Use the ARCGIS model builder feature' to record the series of commands that you use for GIS processing. This will allow you to save a
macro' that you can execute within ARCGIS. It is possible to save the `model' and load it into an ARCGIS session on another machine. In a purely formal sense, this automates your processing and allows it to be replicated on another machine. As a practical matter, the model files tend not to be portable because they hard code machine specific information about, e.g., file locations. If your data is on disk E, any one else trying to run the model will need to have their data on disk E as well.

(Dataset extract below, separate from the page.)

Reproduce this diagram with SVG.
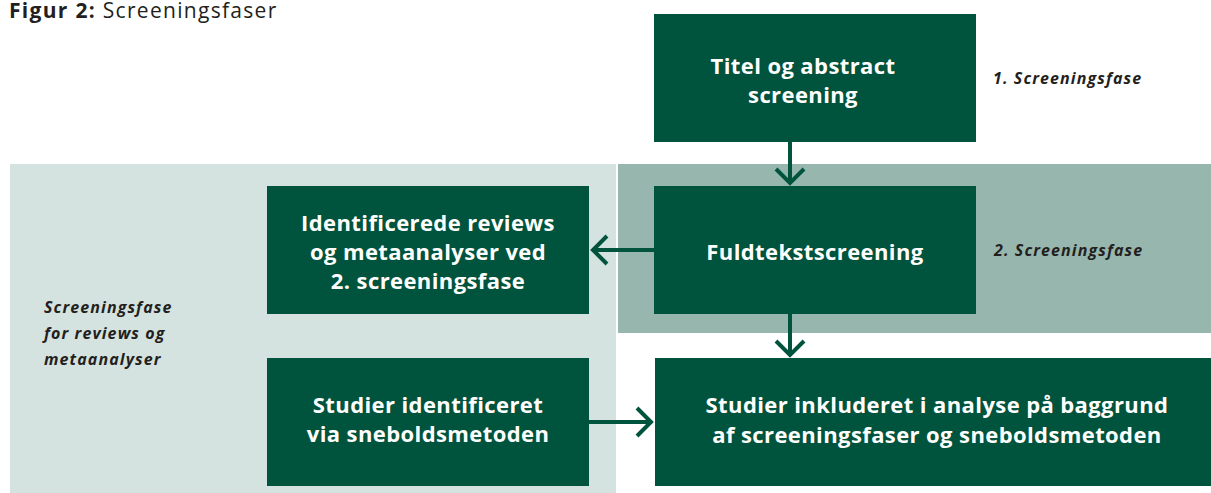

(Better) Given a model, ARCGIS will convert the model into a series of python commands. These python command can be executed by the python installation that is native to ARCGIS (don't bother trying to use a different python installation). This allows you execute the file as you would any other python program, subject to the fact that you are constrained to call the the ARCGIS python installation. This is better in that it is easier to figure out where all of your files are supposed to be -- it will be encoded in the python program.
(Best) If you know a little python and understand GIS, you can just do your GIS processing in python, and execute GIS commands by calling the relevant command in the ARCPY library. ESRI has extensive online documentation and lots of sample programs online. For example, try searching for `arcpy buffer' to see what is available about how to create buffer polygons around a shapefile. This is not too much different from (2) above, except that you are no longer dependent on ARC for the exact syntax of your python code (ARC tends to generate baroque code) and you can write portable python code.
GIS code often is a challenge. Need some pointers to guidance to not have to do it by hand.